Local officials have approved new store location in northern Virginia
By Matt Cantor,  Newser Staff
Posted Jan 24, 2011 8:22 AM CST
Historians Battle Wal-Mart Over Civil War Site
A color engraving of scene of the Battle of the Wilderness in Virginia on 6 May 1864.   (Getty Images)

Renowned historians and preservationists are primed to take on Wal-Mart in a legal battle over the placement of a new store: in a rural northern Virginia town next to the site of a key Civil War battle. Wal-Mart won approval for the location from a local board in 2009, but the National Trust for Historic Preservation challenged that decision, the AP reports.
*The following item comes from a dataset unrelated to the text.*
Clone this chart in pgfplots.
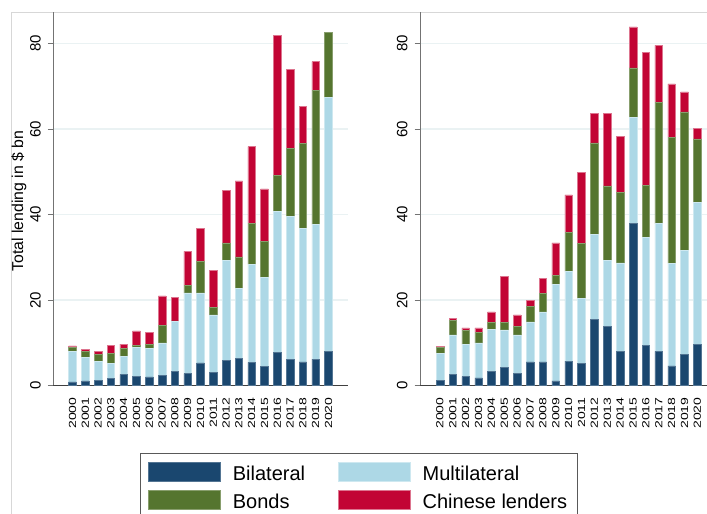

A judge will hear the case tomorrow—and the plaintiffs' attorney says he plans to call descendants of Union and Confederate soldiers to testify.

The store would be near the site of the Battle of the Wilderness, which was considered a major Civil War turning point. Wal-Mart says there are already stores near its proposed location, which is outside the limits of the protected national park where the core battlefield is located—but just a mile from the park's entrance. But the National Trust for Historic Preservation and a star-studded team including a Pulitzer winner and filmmaker Ken Burns are calling on Wal-Mart to change its mind: Wounded and dying Union soldiers, they say, occupied the site during the battle.